Forum Moderators: DixonJones
The problem is that on the new site, the stats (in particular, "unique visitor") from Webalizer don't match those of AWStats for the same period. There's roughly a 10% difference in the figures.
Compounding things further is that the Wusage stats from the old host seem to be nearly double what the numbers are for AWStats and Webalizer on the new host.
Obviously the client is quite concened as he spends a lot on his online marketing budget and has to report on "unique visitors" to the company directors. And on th face of it, it appears that in shifting to the new host his traffic has nearly halved.
Can anyone suggest
a) why the difference between AWStats and Webalizer, given the same set of data?
b) how can I explain the drop in traffic because of the change of hosts?
One further-complicating fact, I asked the client to provide me with his records of "hits" (since I thought maybe that would be more objective than "unique visitors"), but he only kept "unique visitor" stats from the old host - so I can't compare "hits" records.
The main sources of difference are usually things like different definitions of visitors, or different ways to identify visitors, or different ways to count visitors.
One of them could be counting spiders as users, while the other filters them out and just tries to count humans.
One could be using cookies to identify a visitor while the other relies on IP address or the concatenation of IP address and User Agent.

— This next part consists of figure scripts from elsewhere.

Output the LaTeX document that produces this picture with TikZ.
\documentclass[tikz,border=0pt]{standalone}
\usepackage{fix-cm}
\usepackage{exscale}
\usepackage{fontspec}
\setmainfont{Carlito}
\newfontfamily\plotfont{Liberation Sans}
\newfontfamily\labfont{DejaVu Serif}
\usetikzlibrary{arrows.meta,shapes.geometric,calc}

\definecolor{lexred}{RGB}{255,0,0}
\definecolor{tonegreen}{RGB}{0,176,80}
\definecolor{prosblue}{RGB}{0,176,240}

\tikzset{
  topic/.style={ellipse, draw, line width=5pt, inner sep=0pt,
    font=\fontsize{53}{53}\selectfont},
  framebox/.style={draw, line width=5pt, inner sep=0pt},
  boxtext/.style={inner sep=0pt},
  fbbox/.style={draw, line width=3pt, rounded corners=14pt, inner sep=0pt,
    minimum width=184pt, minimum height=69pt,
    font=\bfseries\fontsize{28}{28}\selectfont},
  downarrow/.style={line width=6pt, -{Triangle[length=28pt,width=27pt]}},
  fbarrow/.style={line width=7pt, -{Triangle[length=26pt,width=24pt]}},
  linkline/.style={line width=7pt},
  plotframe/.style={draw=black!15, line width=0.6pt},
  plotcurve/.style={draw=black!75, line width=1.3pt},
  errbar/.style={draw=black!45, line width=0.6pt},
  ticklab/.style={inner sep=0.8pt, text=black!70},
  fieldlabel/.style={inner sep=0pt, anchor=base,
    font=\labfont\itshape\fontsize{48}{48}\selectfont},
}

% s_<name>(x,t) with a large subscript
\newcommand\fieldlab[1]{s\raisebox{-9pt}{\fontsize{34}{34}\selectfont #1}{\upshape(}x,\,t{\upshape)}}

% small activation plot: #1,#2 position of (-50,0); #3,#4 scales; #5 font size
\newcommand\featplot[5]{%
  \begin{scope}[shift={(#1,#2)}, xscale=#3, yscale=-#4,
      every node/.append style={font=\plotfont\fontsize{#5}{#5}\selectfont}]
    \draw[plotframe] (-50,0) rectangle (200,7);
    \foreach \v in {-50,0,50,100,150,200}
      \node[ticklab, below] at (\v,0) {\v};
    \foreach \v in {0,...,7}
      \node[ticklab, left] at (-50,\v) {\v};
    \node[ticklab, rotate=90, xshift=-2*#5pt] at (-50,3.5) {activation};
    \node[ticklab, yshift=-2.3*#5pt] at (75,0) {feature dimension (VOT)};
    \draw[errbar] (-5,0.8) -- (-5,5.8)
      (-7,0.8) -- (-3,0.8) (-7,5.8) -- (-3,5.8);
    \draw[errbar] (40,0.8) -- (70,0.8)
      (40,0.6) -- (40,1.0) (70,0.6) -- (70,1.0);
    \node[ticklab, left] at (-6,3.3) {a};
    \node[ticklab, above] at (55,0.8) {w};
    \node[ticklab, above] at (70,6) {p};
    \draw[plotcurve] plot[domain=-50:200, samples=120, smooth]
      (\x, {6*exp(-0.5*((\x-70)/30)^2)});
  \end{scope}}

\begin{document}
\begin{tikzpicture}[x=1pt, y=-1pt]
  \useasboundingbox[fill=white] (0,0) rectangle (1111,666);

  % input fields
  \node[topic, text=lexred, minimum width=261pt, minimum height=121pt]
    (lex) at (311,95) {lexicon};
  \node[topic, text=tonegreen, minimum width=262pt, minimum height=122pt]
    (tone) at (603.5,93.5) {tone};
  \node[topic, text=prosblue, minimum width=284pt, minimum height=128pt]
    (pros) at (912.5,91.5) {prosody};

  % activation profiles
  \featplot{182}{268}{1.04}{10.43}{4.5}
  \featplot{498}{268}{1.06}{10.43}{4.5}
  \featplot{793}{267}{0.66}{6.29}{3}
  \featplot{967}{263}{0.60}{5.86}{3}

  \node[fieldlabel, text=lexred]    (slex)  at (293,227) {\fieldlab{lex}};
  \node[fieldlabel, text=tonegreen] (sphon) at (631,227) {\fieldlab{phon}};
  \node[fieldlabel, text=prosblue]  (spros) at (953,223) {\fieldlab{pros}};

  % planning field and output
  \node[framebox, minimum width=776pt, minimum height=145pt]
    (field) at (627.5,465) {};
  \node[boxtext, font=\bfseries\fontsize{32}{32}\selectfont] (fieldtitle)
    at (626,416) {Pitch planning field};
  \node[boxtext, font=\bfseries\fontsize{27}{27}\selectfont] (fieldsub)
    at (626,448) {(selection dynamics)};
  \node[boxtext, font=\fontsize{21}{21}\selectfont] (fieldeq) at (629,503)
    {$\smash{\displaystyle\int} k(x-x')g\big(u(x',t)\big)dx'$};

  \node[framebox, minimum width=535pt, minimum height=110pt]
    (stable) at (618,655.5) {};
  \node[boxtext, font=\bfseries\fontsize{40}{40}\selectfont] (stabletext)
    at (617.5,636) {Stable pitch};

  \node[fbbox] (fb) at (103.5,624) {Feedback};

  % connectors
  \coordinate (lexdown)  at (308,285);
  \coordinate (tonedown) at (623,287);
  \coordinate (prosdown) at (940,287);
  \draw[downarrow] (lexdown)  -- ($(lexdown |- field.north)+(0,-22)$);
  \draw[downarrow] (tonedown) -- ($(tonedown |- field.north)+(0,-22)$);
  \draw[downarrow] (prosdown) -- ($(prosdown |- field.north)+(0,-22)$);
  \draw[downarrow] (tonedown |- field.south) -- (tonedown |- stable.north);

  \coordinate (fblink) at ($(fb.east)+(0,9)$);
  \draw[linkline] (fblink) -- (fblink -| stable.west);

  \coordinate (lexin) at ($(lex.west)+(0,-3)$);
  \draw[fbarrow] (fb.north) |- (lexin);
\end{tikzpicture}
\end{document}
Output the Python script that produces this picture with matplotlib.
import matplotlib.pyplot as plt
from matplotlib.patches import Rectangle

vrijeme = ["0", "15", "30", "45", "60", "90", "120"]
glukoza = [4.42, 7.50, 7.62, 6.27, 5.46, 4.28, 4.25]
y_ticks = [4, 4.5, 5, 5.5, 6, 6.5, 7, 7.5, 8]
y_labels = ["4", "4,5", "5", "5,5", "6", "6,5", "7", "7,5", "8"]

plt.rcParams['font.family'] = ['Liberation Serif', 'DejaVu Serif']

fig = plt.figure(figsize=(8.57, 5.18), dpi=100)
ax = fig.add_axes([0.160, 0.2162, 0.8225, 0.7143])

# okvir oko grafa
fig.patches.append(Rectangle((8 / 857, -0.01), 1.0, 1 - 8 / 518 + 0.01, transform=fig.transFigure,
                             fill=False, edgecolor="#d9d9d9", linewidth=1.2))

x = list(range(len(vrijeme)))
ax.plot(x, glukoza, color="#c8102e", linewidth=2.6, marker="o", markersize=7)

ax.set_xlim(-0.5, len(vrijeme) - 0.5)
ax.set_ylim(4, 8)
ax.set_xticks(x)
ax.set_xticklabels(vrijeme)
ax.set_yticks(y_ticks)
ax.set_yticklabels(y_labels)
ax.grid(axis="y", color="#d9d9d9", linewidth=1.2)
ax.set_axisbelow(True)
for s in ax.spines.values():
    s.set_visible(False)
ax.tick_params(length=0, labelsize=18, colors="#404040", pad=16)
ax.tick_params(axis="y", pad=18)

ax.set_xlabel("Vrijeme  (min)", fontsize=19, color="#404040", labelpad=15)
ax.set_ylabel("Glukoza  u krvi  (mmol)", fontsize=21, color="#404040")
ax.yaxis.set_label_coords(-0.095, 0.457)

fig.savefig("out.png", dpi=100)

One of them could be figuring out "uniqueness" within a 1-day period (3 visits by same user in one day = 1 unique visitor) but not within a week (same person does 3 visits 2 days in a row = 2 unique visitors) while the other program could be recalculating on a week period (same person does 3 visits 2 days in a row = 1 unique visitor). (go back and substitute month, quarter, year in the above for all the possibilities).
And so forth.
I assume your old hosting outfit did not save any log files either, not even in archives or backups? You could get an exact comparison by letting somebody crunch a week of logs from each place.